Determine the number of lines holding the word "code"; answer with that number only.
## Start Records for the exercise
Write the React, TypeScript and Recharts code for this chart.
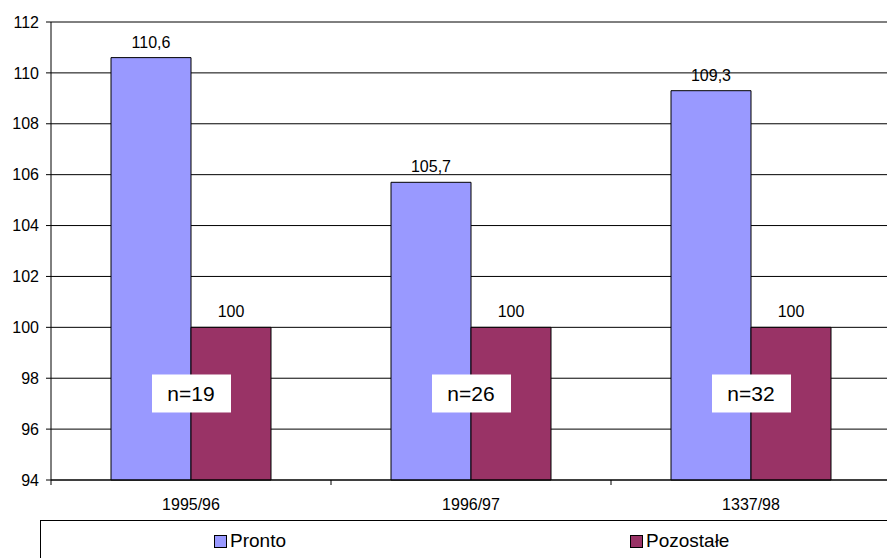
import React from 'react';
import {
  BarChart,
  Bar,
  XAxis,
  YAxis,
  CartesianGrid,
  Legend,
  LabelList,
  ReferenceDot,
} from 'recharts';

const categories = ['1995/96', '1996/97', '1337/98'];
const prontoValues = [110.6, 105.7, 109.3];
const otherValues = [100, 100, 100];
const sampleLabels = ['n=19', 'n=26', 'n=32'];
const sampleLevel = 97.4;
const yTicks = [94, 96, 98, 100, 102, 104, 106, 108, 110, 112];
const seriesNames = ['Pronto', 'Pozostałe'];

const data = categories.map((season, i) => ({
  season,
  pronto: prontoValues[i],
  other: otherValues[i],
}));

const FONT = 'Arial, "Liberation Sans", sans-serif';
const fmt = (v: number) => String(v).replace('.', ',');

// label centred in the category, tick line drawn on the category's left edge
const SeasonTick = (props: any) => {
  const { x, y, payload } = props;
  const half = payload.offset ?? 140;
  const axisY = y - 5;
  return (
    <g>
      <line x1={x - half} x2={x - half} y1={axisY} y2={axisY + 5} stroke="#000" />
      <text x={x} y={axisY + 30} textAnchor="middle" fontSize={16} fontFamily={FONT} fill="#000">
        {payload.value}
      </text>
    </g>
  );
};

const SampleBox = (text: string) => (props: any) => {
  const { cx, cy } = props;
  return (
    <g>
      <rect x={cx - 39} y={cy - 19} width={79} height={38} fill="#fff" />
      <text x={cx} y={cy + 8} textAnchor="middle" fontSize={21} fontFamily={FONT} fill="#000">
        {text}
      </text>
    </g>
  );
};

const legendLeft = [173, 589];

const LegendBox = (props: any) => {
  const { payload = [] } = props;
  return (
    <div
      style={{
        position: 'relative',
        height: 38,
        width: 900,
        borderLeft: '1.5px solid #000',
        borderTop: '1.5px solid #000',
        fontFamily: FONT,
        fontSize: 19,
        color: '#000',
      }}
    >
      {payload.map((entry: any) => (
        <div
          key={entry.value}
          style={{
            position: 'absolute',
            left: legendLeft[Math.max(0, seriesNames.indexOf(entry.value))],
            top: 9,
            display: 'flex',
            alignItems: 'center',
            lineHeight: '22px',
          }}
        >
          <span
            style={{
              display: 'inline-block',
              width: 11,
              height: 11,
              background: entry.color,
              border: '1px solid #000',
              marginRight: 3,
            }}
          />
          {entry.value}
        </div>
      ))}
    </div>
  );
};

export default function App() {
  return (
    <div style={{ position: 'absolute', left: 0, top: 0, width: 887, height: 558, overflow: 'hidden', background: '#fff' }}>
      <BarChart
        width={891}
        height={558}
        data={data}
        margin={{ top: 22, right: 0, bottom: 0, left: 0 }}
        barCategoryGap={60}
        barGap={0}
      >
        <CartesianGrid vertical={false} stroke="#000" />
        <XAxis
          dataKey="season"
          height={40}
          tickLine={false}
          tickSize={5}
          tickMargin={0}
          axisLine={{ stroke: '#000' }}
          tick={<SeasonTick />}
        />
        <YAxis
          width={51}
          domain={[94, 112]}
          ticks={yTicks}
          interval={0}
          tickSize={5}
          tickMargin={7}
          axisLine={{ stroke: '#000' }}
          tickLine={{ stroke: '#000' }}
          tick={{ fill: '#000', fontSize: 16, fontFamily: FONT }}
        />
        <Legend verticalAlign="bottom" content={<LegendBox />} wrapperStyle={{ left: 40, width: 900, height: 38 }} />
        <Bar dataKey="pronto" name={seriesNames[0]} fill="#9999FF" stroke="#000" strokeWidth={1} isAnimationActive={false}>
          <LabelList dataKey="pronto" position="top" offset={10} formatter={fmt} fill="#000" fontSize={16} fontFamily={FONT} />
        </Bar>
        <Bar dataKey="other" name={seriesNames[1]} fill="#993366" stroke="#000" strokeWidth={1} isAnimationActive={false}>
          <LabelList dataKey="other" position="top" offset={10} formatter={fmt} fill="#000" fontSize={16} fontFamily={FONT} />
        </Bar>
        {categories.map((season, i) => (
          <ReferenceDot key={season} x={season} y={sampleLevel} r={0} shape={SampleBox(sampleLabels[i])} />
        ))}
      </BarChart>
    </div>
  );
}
## End Records for the exercise
## Start Records for the exercise
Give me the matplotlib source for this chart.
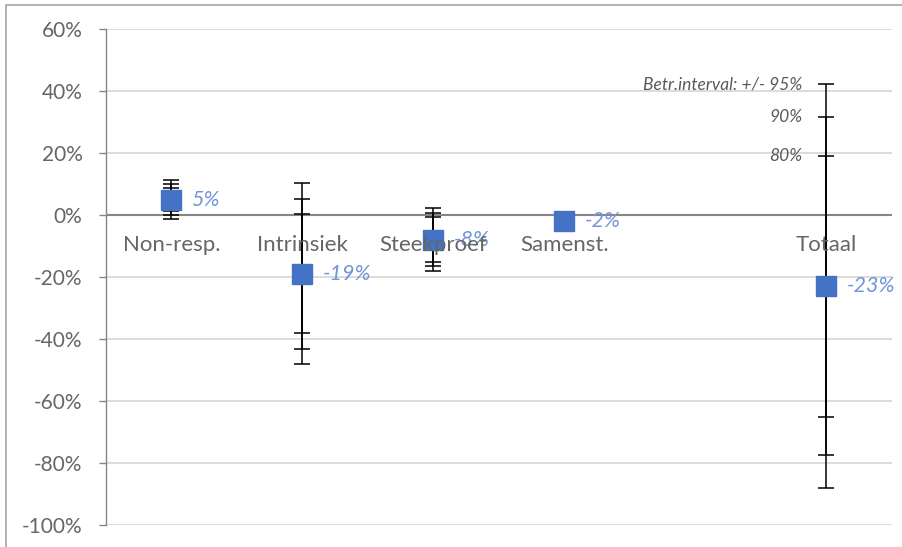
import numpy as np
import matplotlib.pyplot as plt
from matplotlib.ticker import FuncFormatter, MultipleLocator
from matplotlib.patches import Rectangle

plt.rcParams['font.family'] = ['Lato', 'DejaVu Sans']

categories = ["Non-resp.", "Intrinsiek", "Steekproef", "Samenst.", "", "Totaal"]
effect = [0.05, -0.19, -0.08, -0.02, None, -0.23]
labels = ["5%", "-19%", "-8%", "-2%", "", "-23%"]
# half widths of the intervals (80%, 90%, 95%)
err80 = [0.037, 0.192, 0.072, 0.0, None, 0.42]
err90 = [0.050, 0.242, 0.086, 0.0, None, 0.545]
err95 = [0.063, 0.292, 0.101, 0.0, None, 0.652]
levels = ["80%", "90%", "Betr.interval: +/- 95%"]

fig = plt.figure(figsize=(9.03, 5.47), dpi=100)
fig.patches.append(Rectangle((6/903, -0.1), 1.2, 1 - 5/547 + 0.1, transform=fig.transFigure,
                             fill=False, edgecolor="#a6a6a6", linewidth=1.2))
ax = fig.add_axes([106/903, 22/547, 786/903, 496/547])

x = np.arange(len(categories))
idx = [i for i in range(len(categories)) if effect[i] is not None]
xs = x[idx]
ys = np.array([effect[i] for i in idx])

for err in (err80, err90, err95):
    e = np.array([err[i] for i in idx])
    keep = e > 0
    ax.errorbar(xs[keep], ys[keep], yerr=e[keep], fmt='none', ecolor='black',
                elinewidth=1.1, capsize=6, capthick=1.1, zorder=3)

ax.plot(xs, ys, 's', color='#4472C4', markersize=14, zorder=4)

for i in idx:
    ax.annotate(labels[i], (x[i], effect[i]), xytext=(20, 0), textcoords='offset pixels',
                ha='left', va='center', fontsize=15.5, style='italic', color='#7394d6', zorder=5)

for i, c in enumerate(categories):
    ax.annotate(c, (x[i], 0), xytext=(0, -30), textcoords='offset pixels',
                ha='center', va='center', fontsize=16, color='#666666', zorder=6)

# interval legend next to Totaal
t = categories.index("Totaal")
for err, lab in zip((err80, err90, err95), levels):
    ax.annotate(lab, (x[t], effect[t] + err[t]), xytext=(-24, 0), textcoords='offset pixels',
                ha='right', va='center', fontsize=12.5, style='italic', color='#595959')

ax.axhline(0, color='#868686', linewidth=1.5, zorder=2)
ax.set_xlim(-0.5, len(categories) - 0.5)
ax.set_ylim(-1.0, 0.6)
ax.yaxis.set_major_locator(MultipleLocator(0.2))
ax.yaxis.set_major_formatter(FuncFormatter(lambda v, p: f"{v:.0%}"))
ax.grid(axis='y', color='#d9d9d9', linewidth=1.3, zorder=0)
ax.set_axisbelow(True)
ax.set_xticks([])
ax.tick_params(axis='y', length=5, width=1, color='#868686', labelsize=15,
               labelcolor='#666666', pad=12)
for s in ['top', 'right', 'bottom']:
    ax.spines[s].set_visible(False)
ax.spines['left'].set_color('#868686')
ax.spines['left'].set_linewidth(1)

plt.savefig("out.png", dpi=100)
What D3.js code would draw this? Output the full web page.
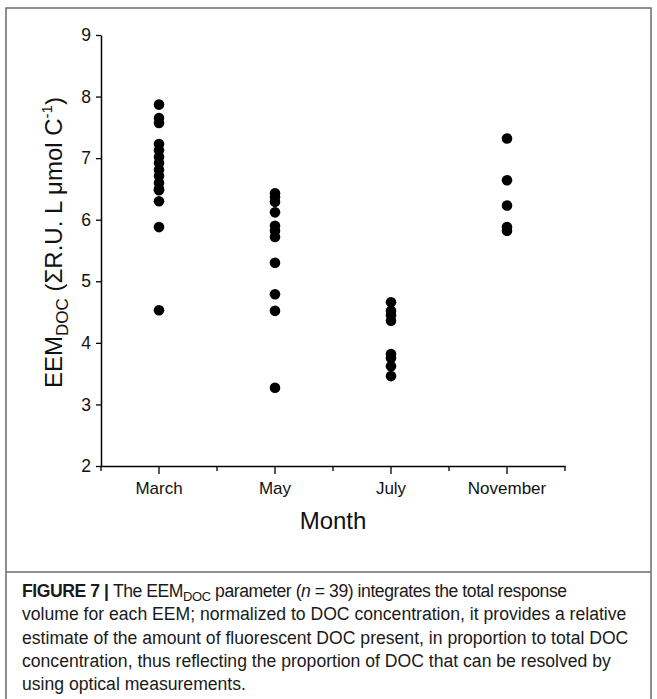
## End Records for the exercise
*The reply*:
2